ロシアの作家エレンブルグは、独裁者スターリンの亡き後に訪れたソ連社会の変化を、小説「雪どけ」に著した。1954年のことである。表題は後に、とりわけ国際間の緊張緩和を指す言葉として一般化した

これも雪解け、朝鮮半島の緊張緩和の兆しと捉えていいのだろうか。北朝鮮の金正恩(キムジョンウン)朝鮮労働党委員長が中国を電撃訪問し、習近平国家主席と初めて会談した

核・ミサイル開発でぎくしゃくしていたものの、もとは「血盟」と呼ばれる強い結束を誇る両国である。

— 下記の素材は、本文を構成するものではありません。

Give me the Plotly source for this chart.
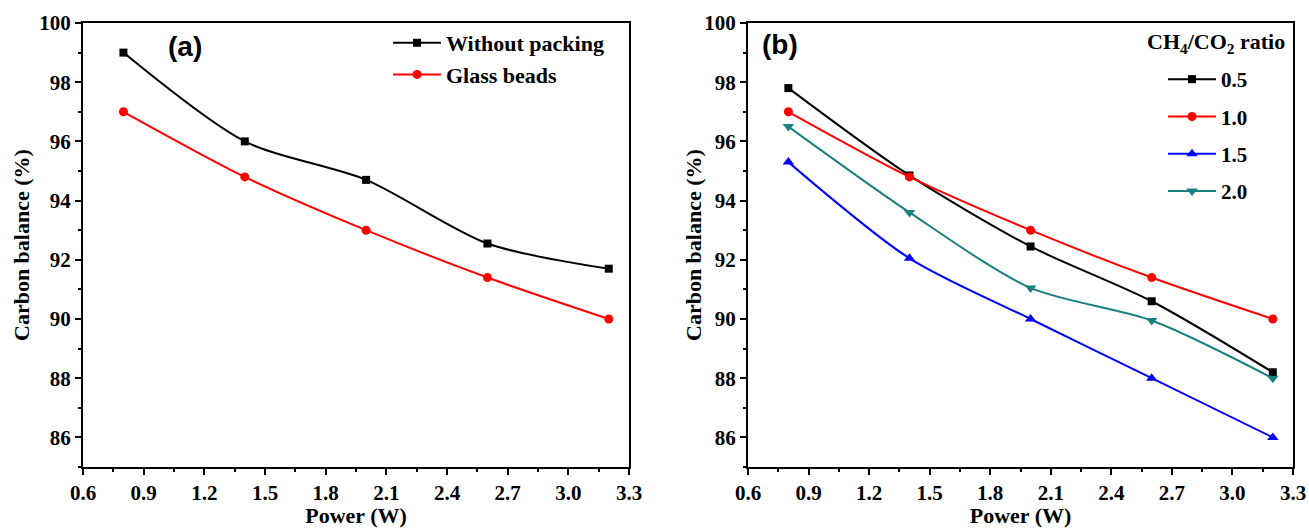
import plotly.graph_objects as go

power = [0.8, 1.4, 2.0, 2.6, 3.2]

# Panel (a)
a_without_packing = [99.0, 96.0, 94.7, 92.55, 91.7]
a_glass_beads = [97.0, 94.8, 93.0, 91.4, 90.0]

# Panel (b): CH4/CO2 ratio
b_ratio_05 = [97.8, 94.85, 92.45, 90.6, 88.2]
b_ratio_10 = [97.0, 94.8, 93.0, 91.4, 90.0]
b_ratio_15 = [95.3, 92.05, 90.0, 88.0, 86.0]
b_ratio_20 = [96.5, 93.6, 91.05, 89.95, 88.0]

x_ticks = [0.6, 0.9, 1.2, 1.5, 1.8, 2.1, 2.4, 2.7, 3.0, 3.3]
y_ticks = [86, 88, 90, 92, 94, 96, 98, 100]

W, H = 1309, 528
SERIF = "Liberation Serif"

fig = go.Figure()

def add(xaxis, yaxis, y, name, color, symbol, size, legend, group):
    fig.add_trace(go.Scatter(
        x=power, y=y, name=name, mode="lines+markers",
        line=dict(color=color, width=2, shape="spline", smoothing=0.8),
        marker=dict(color=color, symbol=symbol, size=size),
        xaxis=xaxis, yaxis=yaxis, legend=legend, legendgroup=group,
    ))

add("x", "y", a_without_packing, "Without packing", "#000000", "square", 8, "legend", "a1")
add("x", "y", a_glass_beads, "Glass beads", "#ff0000", "circle", 9, "legend", "a2")
add("x2", "y2", b_ratio_05, "0.5", "#000000", "square", 8, "legend2", "b1")
add("x2", "y2", b_ratio_10, "1.0", "#ff0000", "circle", 9, "legend2", "b2")
add("x2", "y2", b_ratio_15, "1.5", "#0000ff", "triangle-up", 10, "legend2", "b3")
add("x2", "y2", b_ratio_20, "2.0", "#1a8080", "triangle-down", 10, "legend2", "b4")

tickfont = dict(family=SERIF, size=21, color="black", weight="bold")
titlefont = dict(family=SERIF, size=22, color="black", weight="bold")
legfont = dict(family=SERIF, size=21, color="black", weight="bold")
legfont_a = dict(family=SERIF, size=22, color="black", weight="bold")

xcommon = dict(
    range=[0.6, 3.3], tickvals=x_ticks, ticktext=[f"{v:.1f}" for v in x_ticks],
    ticks="outside", ticklen=6, tickwidth=2, tickcolor="black",
    showline=True, linecolor="black", linewidth=2, mirror=True,
    showgrid=False, zeroline=False, tickfont=tickfont, automargin=False,
    minor=dict(dtick=0.15, tick0=0.6, ticks="outside", ticklen=3, tickwidth=2, tickcolor="black"),
    title=dict(text="Power (W)", font=titlefont),
)
ycommon = dict(
    range=[85, 100], tickvals=y_ticks,
    ticks="outside", ticklen=6, tickwidth=2, tickcolor="black",
    showline=True, linecolor="black", linewidth=2, mirror=True,
    showgrid=False, zeroline=False, tickfont=tickfont, automargin=False,
    minor=dict(dtick=1, tick0=85, ticks="outside", ticklen=3, tickwidth=2, tickcolor="black"),
)

y0, y1 = 1 - 467 / H, 1 - 23 / H
ytitle = "Carbon balance (%)"
fig.update_layout(
    width=W, height=H,
    margin=dict(l=0, r=0, t=0, b=0, autoexpand=False),
    paper_bgcolor="white", plot_bgcolor="white",
    xaxis=dict(domain=[83 / W, 629 / W], anchor="y", **xcommon),
    yaxis=dict(domain=[y0, y1], anchor="x", **ycommon),
    xaxis2=dict(domain=[748 / W, 1293 / W], anchor="y2", **xcommon),
    yaxis2=dict(domain=[y0, y1], anchor="x2", **ycommon),
    legend=dict(
        x=388 / W, y=1 - 22 / H, xanchor="left", yanchor="top",
        bgcolor="rgba(0,0,0,0)", borderwidth=0, font=legfont_a,
        traceorder="grouped", tracegroupgap=0, itemwidth=48,
    ),
    legend2=dict(
        x=1163 / W, y=1 - 59 / H, xanchor="left", yanchor="top",
        bgcolor="rgba(0,0,0,0)", borderwidth=0, font=legfont,
        traceorder="grouped", tracegroupgap=7, itemwidth=48,
    ),
    showlegend=True,
    annotations=[
        dict(text="(a)", x=185 / W, y=1 - 46 / H, xref="paper", yref="paper",
             xanchor="center", yanchor="middle", showarrow=False,
             font=dict(family="Liberation Sans", size=28, color="black", weight="bold")),
        dict(text="(b)", x=780 / W, y=1 - 45 / H, xref="paper", yref="paper",
             xanchor="center", yanchor="middle", showarrow=False,
             font=dict(family="Liberation Sans", size=28, color="black", weight="bold")),
        dict(text="CH<sub>4</sub>/CO<sub>2</sub> ratio", x=1287 / W, y=1 - 43 / H,
             xref="paper", yref="paper", xanchor="right", yanchor="middle",
             showarrow=False, font=dict(family=SERIF, size=22, color="black", weight="bold")),
        dict(text=ytitle, x=21 / W, y=1 - 245 / H, xref="paper", yref="paper",
             xanchor="center", yanchor="middle", textangle=-90, showarrow=False,
             font=titlefont),
        dict(text=ytitle, x=693 / W, y=1 - 245 / H, xref="paper", yref="paper",
             xanchor="center", yanchor="middle", textangle=-90, showarrow=False,
             font=titlefont),
    ],
)

fig.write_html("out.html")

4~5月に予定される南北、米朝の両首脳会談を前に、北朝鮮は後ろ盾を求め、中国は「蚊帳の外に置かれかねない」との焦りから関係改善へ動いたようだ

腹の底がまるで読めない指導者たちが、ある時は角突き合わせ、ある時は手を結ぶ。トランプ米大統領も加わって、国際政治の連立方程式はどこまで複雑になるのだろう

平昌五輪以来の急展開に置き去りにされそうだが、半島の非核化はもとより、拉致被害者の帰国もいまだにかなわない。日本の立場からすれば何も変わっていない

作家が希望を感じた当時のソ連は、すぐに冬の時代へ逆戻りした。国際社会の季節の移り変わりは一方向とは限らない。たとえ雪解けが進むとしても、雪崩や洪水の危険がある。日本外交の真価が試される、歴史的な局面である。